A chef at the Columbia Conserve Company demonstrates his process and ingredients of how he makes soup, ca. 1900s Credit: Indiana Historical Society View Source

Workplace democracy at Columbia was based on three innovations: (1) a workers’ council; (2) a profit-sharing plan; and (3) a stock-purchase plan designed to bring about employee ownership and legal control of the company. The council made decisions on virtually all policy and operational matters, such as the selection of supervisory staff, the number of hours worked, salary scales, and physical plant. It alone had the authority to discipline or discharge an employee. Council participation was eventually opened to all workers and decisions were arrived at through discussion, debate, and a majority vote at regular weekly meetings.

In 1925, a contract between stockholders and workers called for all profit after stockholders’ dividends to be used to purchase common stock that would be held collectively by workers in a trust.
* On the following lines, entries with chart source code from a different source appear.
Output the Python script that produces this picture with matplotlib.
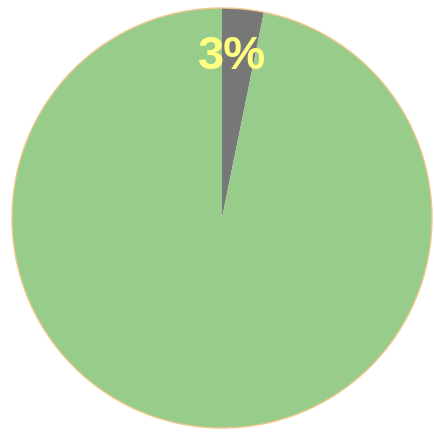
import matplotlib
matplotlib.use("Agg")
import matplotlib.pyplot as plt
from matplotlib.patches import Circle

labels = ["Gray", "Green"]
values = [3.2, 96.8]
colors = ["#777777", "#98cc8b"]
shown = ["3%", ""]

fig = plt.figure(figsize=(4.34, 4.33), dpi=100)
ax = fig.add_axes([0, 0, 1, 1])
R = 210.0
cx, cy = 222.0, 433 - 218.0

idx = iter(range(len(values)))
def fmt(p):
    return shown[next(idx)]

wedges, texts, autotexts = ax.pie(values, colors=colors, startangle=90, counterclock=False,
       autopct=fmt, pctdistance=0.77,
       wedgeprops=dict(edgecolor="none", linewidth=0),
       textprops=dict(color="#ffff80", fontsize=34, fontweight="bold", family="Liberation Sans"))
autotexts[0].set_position((0.05, 0.765))
ax.add_patch(Circle((0, 0), 1.0, fill=False, edgecolor="#f0c88c", linewidth=1.0))
ax.set_xlim(-cx / R, (434 - cx) / R)
ax.set_ylim(-cy / R, (433 - cy) / R)
ax.set_aspect("equal")
ax.axis("off")
fig.savefig("out.png", dpi=100)
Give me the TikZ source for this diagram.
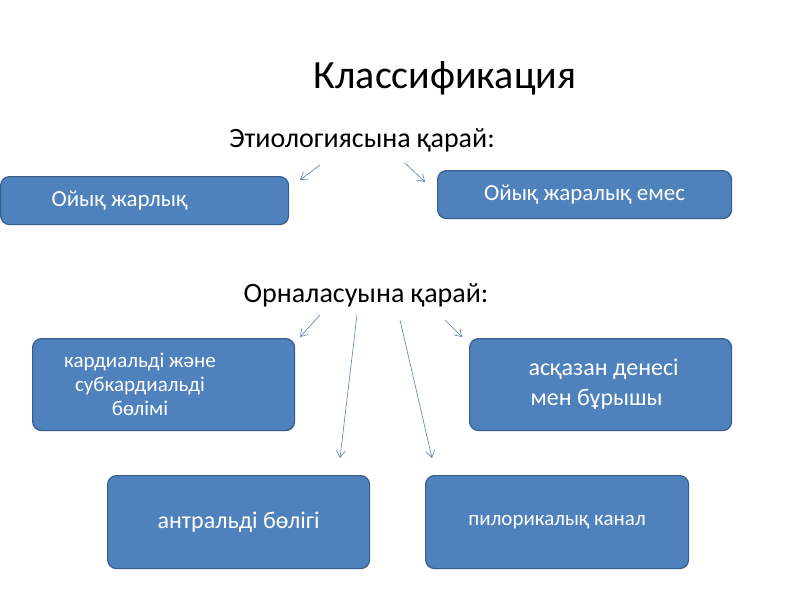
\documentclass[tikz,border=0pt]{standalone}
\usepackage{fontspec}
\setmainfont{Carlito}
\usetikzlibrary{arrows.meta}
\definecolor{boxfill}{HTML}{4F81BD}
\definecolor{boxline}{HTML}{385D8A}
\definecolor{arr}{HTML}{5B7DB5}
\tikzset{
 box/.style={draw=boxline,line width=1.2pt,fill=boxfill,rounded corners=9pt,text=white,align=center,font=\fontsize{23}{27}\selectfont,anchor=north west,inner sep=0pt},
 arrw/.style={draw=arr,line width=0.6pt,-{Straight Barb[length=7pt,width=9pt]}}
}
\begin{document}
\begin{tikzpicture}[x=1pt,y=-1pt]
\useasboundingbox (0,0) rectangle (800,600);
\fill[white] (0,0) rectangle (800,600);
\node[font=\fontsize{40}{48}\selectfont] (t) at (445,78) {Классификация};
\node[font=\fontsize{28}{34}\selectfont] (e) at (362,140) {Этиологиясына қарай:};
\node[font=\fontsize{28}{34}\selectfont] (o) at (366,295) {Орналасуына қарай:};
\node[box,minimum width=288,minimum height=48] (b1) at (0,176) {Ойық жарлық\hspace*{50pt}};
\node[box,minimum width=294,minimum height=48] (b2) at (437,170) {Ойық жаралық емес};
\node[box,minimum width=262,minimum height=92,font=\fontsize{21}{24}\selectfont] (b3) at (32,338) {};
\node[font=\fontsize{21}{24}\selectfont,text=white,align=center] at (140,384) {кардиальді және\\субкардиальді\\бөлімі};
\node[box,minimum width=262,minimum height=92,font=\fontsize{24}{30}\selectfont] (b4) at (469,338) {\hspace*{6pt}асқазан денесі\\мен бұрышы\hspace*{8pt}};
\node[box,minimum width=262,minimum height=93,font=\fontsize{24}{30}\selectfont] (b5) at (107,475) {антральді бөлігі};
\node[box,minimum width=263,minimum height=93,font=\fontsize{21}{26}\selectfont] (b6) at (425,475) {пилорикалық канал};
\coordinate (a1) at (320,165); \coordinate (a1e) at (300,180);
\coordinate (a2) at (405,163); \coordinate (a2e) at (425,182);
\coordinate (a3) at (320,315); \coordinate (a3e) at (300,337);
\coordinate (a4) at (357,315); \coordinate (a4e) at (340,458);
\coordinate (a5) at (400,320); \coordinate (a5e) at (432,458);
\coordinate (a6) at (445,320); \coordinate (a6e) at (462,337);
\foreach \i in {1,...,6} \draw[arrw] (a\i) -- (a\i e);
\end{tikzpicture}
\end{document}
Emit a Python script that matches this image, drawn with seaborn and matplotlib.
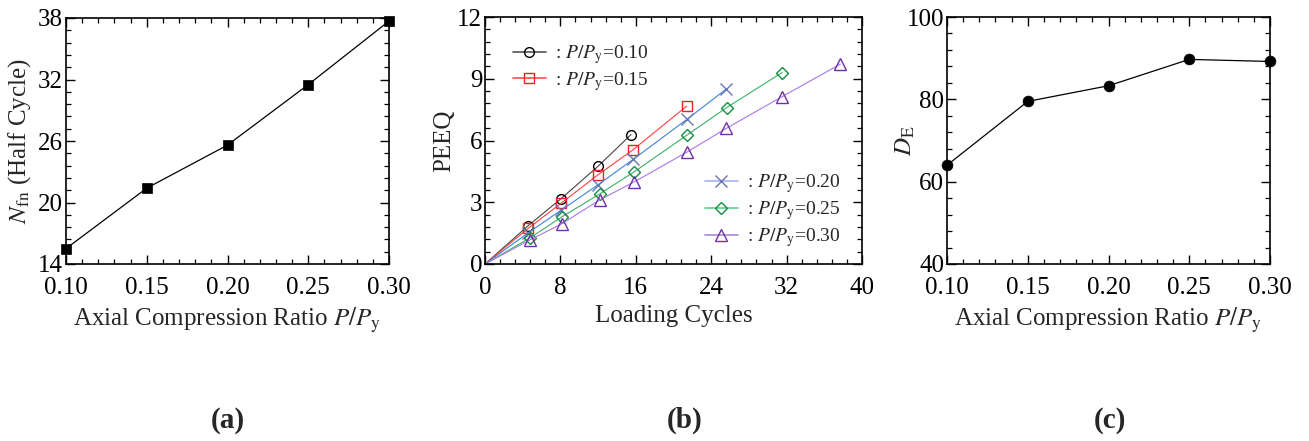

As of 1930, 51 percent of common stock was owned collectively by workers who, accordingly, had legal control of the company. Workers owned 63 percent of common stock by 1937, making Columbia one of the earliest producer cooperatives in the nation. In addition to a guaranteed annual salary, the list of workers’ benefits at Columbia was impressive: free health care (including optometry and dentistry) for workers and dependents, a three-week paid vacation, an old age and disability pension, and educational benefits.

Women in white uniforms sit on each side of a long table in an industrial-looking room.
Women work the cleaning tables where vegetables were cleaned and prepared for canning at the Columbia Conserve Company, ca. 1900s Credit: Indiana Historical Society View Source

Although the Great Depression caused difficult times for Columbia in the 1930s, no employees were laid off. Instead, all workers accepted substantial pay cuts. By 1942, however, worker discontent resulted in a strike against the company. Late that same year, workers sued for receivership against Columbia and its management staff, while trustees of the collectively held stock filed a countersuit to dissolve the trust. The Marion County Superior Court found in favor of the company in 1943 and ordered that the trust be dissolved and that stock be distributed to individual workers, thus ending the Columbia experiment in workplace democracy. In 1953, the company was sold to John Sexton and Company of Chicago.